Pues bien, ello hoy se traduce en el hecho de que el arrinconamiento actual del programa metafísico en el dominio académico, no se traduce en términos generales en un efecto equivalente al nivel del sentido común de los ciudadanos. Por el contrario, el sentido común que ellos despliegan y a partir del cual hacen sentido, actúan y conducen su existencia, sigue todavía bajo la hegemonía del programa metafísico, produciendo lo que llamamos una “obsolescencia ontológica”.
En otras palabras, de todas las obsolescencias que hoy encaramos, la más sería, es precisamente esta “obsolescencia ontológica”, el estar atrapados en una mirada ontológica obsoleta, que nos impide dar adecuadamente respuesta a todas las demás.
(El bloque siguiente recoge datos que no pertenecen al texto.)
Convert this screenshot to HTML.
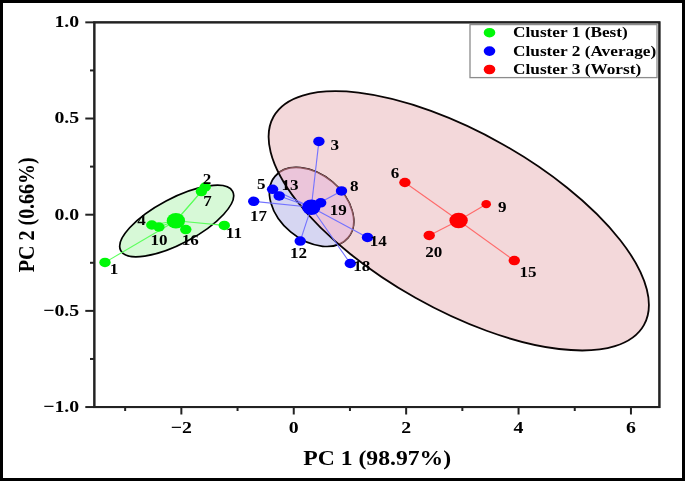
<!DOCTYPE html>
<html><head><meta charset="utf-8"><style>
html,body{margin:0;padding:0;background:#fff;}
#f{position:relative;width:685px;height:481px;box-sizing:border-box;border:3px solid #000;overflow:hidden;}
svg{position:absolute;left:-3px;top:-3px;will-change:transform;}
text{font-family:"Liberation Serif",serif;font-weight:bold;fill:#000;}
</style></head><body><div id="f">
<svg width="685" height="481" viewBox="0 0 685 481">
<defs><clipPath id="rc"><ellipse cx="0" cy="0" rx="212.5" ry="88.3" transform="translate(458.75,220.85) rotate(29.4)" /></clipPath></defs>
<ellipse cx="0" cy="0" rx="63.3" ry="22.66" transform="translate(176.7,221.0) rotate(-27.9)" fill="#d7f9d7" stroke="#000" stroke-width="1.7"/>
<ellipse cx="0" cy="0" rx="212.5" ry="88.3" transform="translate(458.75,220.85) rotate(29.4)" fill="#f3d8da"/>
<ellipse cx="0" cy="0" rx="47.67" ry="32.58" transform="translate(311.54,206.98) rotate(39.94)" fill="#d6d6f2" stroke="#000" stroke-width="1.7"/>
<g clip-path="url(#rc)"><ellipse cx="0" cy="0" rx="47.67" ry="32.58" transform="translate(311.54,206.98) rotate(39.94)" fill="#ebc5da" stroke="#8a555b" stroke-width="1.5"/></g>
<ellipse cx="0" cy="0" rx="212.5" ry="88.3" transform="translate(458.75,220.85) rotate(29.4)" fill="none" stroke="#0a0505" stroke-width="1.8"/>
<line x1="175.9" y1="220.8" x2="105" y2="262.4" stroke="#5cff5c" stroke-width="1.1"/>
<line x1="175.9" y1="220.8" x2="205.2" y2="187.0" stroke="#5cff5c" stroke-width="1.1"/>
<line x1="175.9" y1="220.8" x2="201.4" y2="191.6" stroke="#5cff5c" stroke-width="1.1"/>
<line x1="175.9" y1="220.8" x2="151.8" y2="225.0" stroke="#5cff5c" stroke-width="1.1"/>
<line x1="175.9" y1="220.8" x2="158.9" y2="227.0" stroke="#5cff5c" stroke-width="1.1"/>
<line x1="175.9" y1="220.8" x2="185.8" y2="229.6" stroke="#5cff5c" stroke-width="1.1"/>
<line x1="175.9" y1="220.8" x2="224.3" y2="225.4" stroke="#5cff5c" stroke-width="1.1"/>
<ellipse cx="105" cy="262.4" rx="5.7" ry="4.75" fill="#00f808"/>
<ellipse cx="205.2" cy="187.0" rx="5.7" ry="4.75" fill="#00f808"/>
<ellipse cx="201.4" cy="191.6" rx="5.7" ry="4.75" fill="#00f808"/>
<ellipse cx="151.8" cy="225.0" rx="5.7" ry="4.75" fill="#00f808"/>
<ellipse cx="158.9" cy="227.0" rx="5.7" ry="4.75" fill="#00f808"/>
<ellipse cx="185.8" cy="229.6" rx="5.7" ry="4.75" fill="#00f808"/>
<ellipse cx="224.3" cy="225.4" rx="5.7" ry="4.75" fill="#00f808"/>
<ellipse cx="175.9" cy="220.8" rx="9.2" ry="7.8" fill="#00f808"/>
<line x1="311.3" y1="207.3" x2="318.9" y2="141.4" stroke="#7272ff" stroke-width="1.1"/>
<line x1="311.3" y1="207.3" x2="341.5" y2="190.9" stroke="#7272ff" stroke-width="1.1"/>
<line x1="311.3" y1="207.3" x2="272.6" y2="189.3" stroke="#7272ff" stroke-width="1.1"/>
<line x1="311.3" y1="207.3" x2="279.2" y2="195.9" stroke="#7272ff" stroke-width="1.1"/>
<line x1="311.3" y1="207.3" x2="253.7" y2="201.3" stroke="#7272ff" stroke-width="1.1"/>
<line x1="311.3" y1="207.3" x2="320.7" y2="202.8" stroke="#7272ff" stroke-width="1.1"/>
<line x1="311.3" y1="207.3" x2="300.2" y2="241.1" stroke="#7272ff" stroke-width="1.1"/>
<line x1="311.3" y1="207.3" x2="367.5" y2="237.4" stroke="#7272ff" stroke-width="1.1"/>
<line x1="311.3" y1="207.3" x2="350.3" y2="263.5" stroke="#7272ff" stroke-width="1.1"/>
<ellipse cx="318.9" cy="141.4" rx="5.7" ry="4.75" fill="#0000ff"/>
<ellipse cx="341.5" cy="190.9" rx="5.7" ry="4.75" fill="#0000ff"/>
<ellipse cx="272.6" cy="189.3" rx="5.7" ry="4.75" fill="#0000ff"/>
<ellipse cx="279.2" cy="195.9" rx="5.7" ry="4.75" fill="#0000ff"/>
<ellipse cx="253.7" cy="201.3" rx="5.7" ry="4.75" fill="#0000ff"/>
<ellipse cx="320.7" cy="202.8" rx="5.7" ry="4.75" fill="#0000ff"/>
<ellipse cx="300.2" cy="241.1" rx="5.7" ry="4.75" fill="#0000ff"/>
<ellipse cx="367.5" cy="237.4" rx="5.7" ry="4.75" fill="#0000ff"/>
<ellipse cx="350.3" cy="263.5" rx="5.7" ry="4.75" fill="#0000ff"/>
<ellipse cx="311.3" cy="207.3" rx="9.2" ry="7.8" fill="#0000ff"/>
<line x1="458.6" y1="220.5" x2="404.9" y2="182.5" stroke="#ff6a6a" stroke-width="1.1"/>
<line x1="458.6" y1="220.5" x2="486.2" y2="204.2" stroke="#ff6a6a" stroke-width="1.1"/>
<line x1="458.6" y1="220.5" x2="429.2" y2="235.4" stroke="#ff6a6a" stroke-width="1.1"/>
<line x1="458.6" y1="220.5" x2="514.3" y2="260.6" stroke="#ff6a6a" stroke-width="1.1"/>
<ellipse cx="404.9" cy="182.5" rx="5.7" ry="4.75" fill="#ff0000"/>
<ellipse cx="486.2" cy="204.2" rx="4.8" ry="4.1" fill="#ff0000"/>
<ellipse cx="429.2" cy="235.4" rx="5.7" ry="4.75" fill="#ff0000"/>
<ellipse cx="514.3" cy="260.6" rx="5.7" ry="4.75" fill="#ff0000"/>
<ellipse cx="458.6" cy="220.5" rx="9.2" ry="7.8" fill="#ff0000"/>
<text transform="translate(114.10,273.80) scale(1.1,1)" font-size="15.5" text-anchor="middle">1</text>
<text transform="translate(207.10,184.20) scale(1.1,1)" font-size="15.5" text-anchor="middle">2</text>
<text transform="translate(207.60,205.50) scale(1.1,1)" font-size="15.5" text-anchor="middle">7</text>
<text transform="translate(141.45,225.20) scale(1.1,1)" font-size="15.5" text-anchor="middle">4</text>
<text transform="translate(158.95,245.10) scale(1.1,1)" font-size="15.5" text-anchor="middle">10</text>
<text transform="translate(190.35,245.30) scale(1.1,1)" font-size="15.5" text-anchor="middle">16</text>
<text transform="translate(233.90,238.10) scale(1.1,1)" font-size="15.5" text-anchor="middle">11</text>
<text transform="translate(334.85,149.90) scale(1.1,1)" font-size="15.5" text-anchor="middle">3</text>
<text transform="translate(354.30,190.60) scale(1.1,1)" font-size="15.5" text-anchor="middle">8</text>
<text transform="translate(261.35,189.30) scale(1.1,1)" font-size="15.5" text-anchor="middle">5</text>
<text transform="translate(290.10,190.00) scale(1.1,1)" font-size="15.5" text-anchor="middle">13</text>
<text transform="translate(258.55,221.40) scale(1.1,1)" font-size="15.5" text-anchor="middle">17</text>
<text transform="translate(338.35,215.10) scale(1.1,1)" font-size="15.5" text-anchor="middle">19</text>
<text transform="translate(298.60,258.40) scale(1.1,1)" font-size="15.5" text-anchor="middle">12</text>
<text transform="translate(378.35,245.90) scale(1.1,1)" font-size="15.5" text-anchor="middle">14</text>
<text transform="translate(361.70,271.20) scale(1.1,1)" font-size="15.5" text-anchor="middle">18</text>
<text transform="translate(394.95,178.30) scale(1.1,1)" font-size="15.5" text-anchor="middle">6</text>
<text transform="translate(502.20,211.70) scale(1.1,1)" font-size="15.5" text-anchor="middle">9</text>
<text transform="translate(433.70,256.60) scale(1.1,1)" font-size="15.5" text-anchor="middle">20</text>
<text transform="translate(528.05,276.50) scale(1.1,1)" font-size="15.5" text-anchor="middle">15</text>
<rect x="94.35" y="22.35" width="565.05" height="384.7" fill="none" stroke="#222" stroke-width="2"/>
<line x1="85.3" y1="22.35" x2="94.35" y2="22.35" stroke="#222" stroke-width="2"/>
<text transform="translate(79.20,27.15) scale(1.145,1)" font-size="17.3" text-anchor="end">1.0</text>
<line x1="85.3" y1="118.52" x2="94.35" y2="118.52" stroke="#222" stroke-width="2"/>
<text transform="translate(79.20,123.32) scale(1.145,1)" font-size="17.3" text-anchor="end">0.5</text>
<line x1="85.3" y1="214.70" x2="94.35" y2="214.70" stroke="#222" stroke-width="2"/>
<text transform="translate(79.20,219.50) scale(1.145,1)" font-size="17.3" text-anchor="end">0.0</text>
<line x1="85.3" y1="310.88" x2="94.35" y2="310.88" stroke="#222" stroke-width="2"/>
<text transform="translate(79.20,315.68) scale(1.145,1)" font-size="17.3" text-anchor="end">−0.5</text>
<line x1="85.3" y1="407.05" x2="94.35" y2="407.05" stroke="#222" stroke-width="2"/>
<text transform="translate(79.20,411.85) scale(1.145,1)" font-size="17.3" text-anchor="end">−1.0</text>
<line x1="90" y1="70.44" x2="94.35" y2="70.44" stroke="#222" stroke-width="2"/>
<line x1="90" y1="166.61" x2="94.35" y2="166.61" stroke="#222" stroke-width="2"/>
<line x1="90" y1="262.79" x2="94.35" y2="262.79" stroke="#222" stroke-width="2"/>
<line x1="90" y1="358.96" x2="94.35" y2="358.96" stroke="#222" stroke-width="2"/>
<line x1="181.35" y1="407.05" x2="181.35" y2="414.5" stroke="#222" stroke-width="2"/>
<text transform="translate(181.35,432.80) scale(1.145,1)" font-size="17.3" text-anchor="middle">−2</text>
<line x1="293.75" y1="407.05" x2="293.75" y2="414.5" stroke="#222" stroke-width="2"/>
<text transform="translate(293.75,432.80) scale(1.145,1)" font-size="17.3" text-anchor="middle">0</text>
<line x1="406.15" y1="407.05" x2="406.15" y2="414.5" stroke="#222" stroke-width="2"/>
<text transform="translate(406.15,432.80) scale(1.145,1)" font-size="17.3" text-anchor="middle">2</text>
<line x1="518.55" y1="407.05" x2="518.55" y2="414.5" stroke="#222" stroke-width="2"/>
<text transform="translate(518.55,432.80) scale(1.145,1)" font-size="17.3" text-anchor="middle">4</text>
<line x1="630.95" y1="407.05" x2="630.95" y2="414.5" stroke="#222" stroke-width="2"/>
<text transform="translate(630.95,432.80) scale(1.145,1)" font-size="17.3" text-anchor="middle">6</text>
<line x1="125.15" y1="407.05" x2="125.15" y2="411.0" stroke="#222" stroke-width="2"/>
<line x1="237.55" y1="407.05" x2="237.55" y2="411.0" stroke="#222" stroke-width="2"/>
<line x1="349.95" y1="407.05" x2="349.95" y2="411.0" stroke="#222" stroke-width="2"/>
<line x1="462.35" y1="407.05" x2="462.35" y2="411.0" stroke="#222" stroke-width="2"/>
<line x1="574.75" y1="407.05" x2="574.75" y2="411.0" stroke="#222" stroke-width="2"/>
<text transform="translate(377.20,465.00) scale(1.185,1)" font-size="20" text-anchor="middle">PC 1 (98.97%)</text>
<text transform="translate(33.8,214.7) scale(1.2,1) rotate(-90)" font-size="20" text-anchor="middle">PC 2 (0.66%)</text>
<rect x="470" y="24.6" width="187.0" height="53.0" fill="#fff" stroke="#8c8c8c" stroke-width="1.3"/>
<rect x="94.35" y="22.35" width="565.05" height="384.7" fill="none" stroke="#222" stroke-width="2"/>
<ellipse cx="489.5" cy="32.7" rx="5.8" ry="4.8" fill="#00f808"/>
<text transform="translate(513.00,37.30) scale(1.115,1)" font-size="15.5" text-anchor="start">Cluster 1 (Best)</text>
<ellipse cx="489.5" cy="51.1" rx="5.8" ry="4.8" fill="#0000ff"/>
<text transform="translate(513.00,55.70) scale(1.115,1)" font-size="15.5" text-anchor="start">Cluster 2 (Average)</text>
<ellipse cx="489.5" cy="69.5" rx="5.8" ry="4.8" fill="#ff0000"/>
<text transform="translate(513.00,74.10) scale(1.115,1)" font-size="15.5" text-anchor="start">Cluster 3 (Worst)</text>
</svg></div></body></html>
Digámoslo de otra manera: la forma como hacemos sentido de la realidad ya no se ajusta a las condiciones históricas actuales de esa misma realidad (9).
Tanto el discurso de la ontología del lenguaje como la disciplina del coaching ontológico procuran, cada uno en su dominio, hacerse cargo de este problema. El discurso, articulando una interpretación coherente alternativa a la del programa metafísico sobre el carácter genérico de la realidad dirigida al espacio público. La disciplina, procurando liberarnos de la hegemonía que tal programa ejerce sobre nuestro sentido común y permitiéndonos encarar los desafíos de la realidad actual con un nivel de eficacia del que hoy carecemos.
A partir de lo anterior, sabiendo que la psicología y la propuesta ontológica operan en territorios diferentes, en vez de enfrentarnos con animosidad, como lo hace el cuestionamiento que se nos dirige, ¿no sería acaso posible construir una relación de interlocución y colaboración que nos beneficie a ambos? Declaramos estar abiertos a ello.